If you’d like to submit a question for me to address via video, please CLICK HERE.
Heather,
Thank you for sharing your knowledge with fellow photographers!!! After watching the raw or jpg video it leads me to another question. Saving the edited file…TIFF, Jpg, or DNG…? I have always saved mine as JPG, but have heard information is lost. Is that much info lost that the quality of the photo is affected? Saving as a TIFF would be HUGE files that would fill hard drive fast. And DNG, not really sure what exactly that is, it’s still a raw file, right? And would also use a lot of hard drive space..? This is what confuses me…how should I save my images…?
Thanks again for always sharing!!
Annette
Hi Annette!
DNG stands for digital negative, or an open source RAW file. That is, any RAW converter could read a DNG file as it is not propriety. The thought is that older RAW files may not be recognized in the distant future and that one should convert their RAW files to DNG for the sake of archiving. I’ve been shooting RAW for 12 years and this has yet to be an issue. I can still open my older RAW files and I don’t see the necessity for conversion.
TIFF (tagged image format files) can be compressed or uncompressed, but they are lossless. Unlike JPEG files, which lose quality due to compression. TIFF files are significantly larger and might be option for archiving intermediate files which you may edit later, since it introduces no compression artifacts.

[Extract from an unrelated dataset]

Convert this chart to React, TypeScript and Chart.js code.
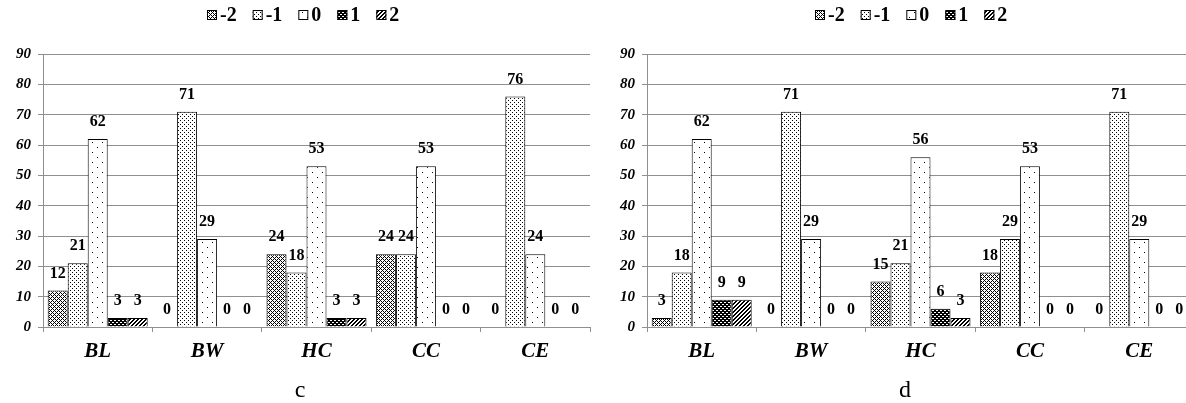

HOWEVER, I process straight from RAW to JPEG for client delivery and printing. There isn’t an intermediate step for me, nor would it make sense to indefinitely store these large TIFF files. The compression of JPEG files is not an issue (you won’t detect a quality issue) unless you save/edit/save/edit/save/edit multiple times. But that typically isn’t the case as most of the edits are being performed at the RAW stage.
Hope that helps!
Love it! You pushed me to shoot in RAW and I am never going back!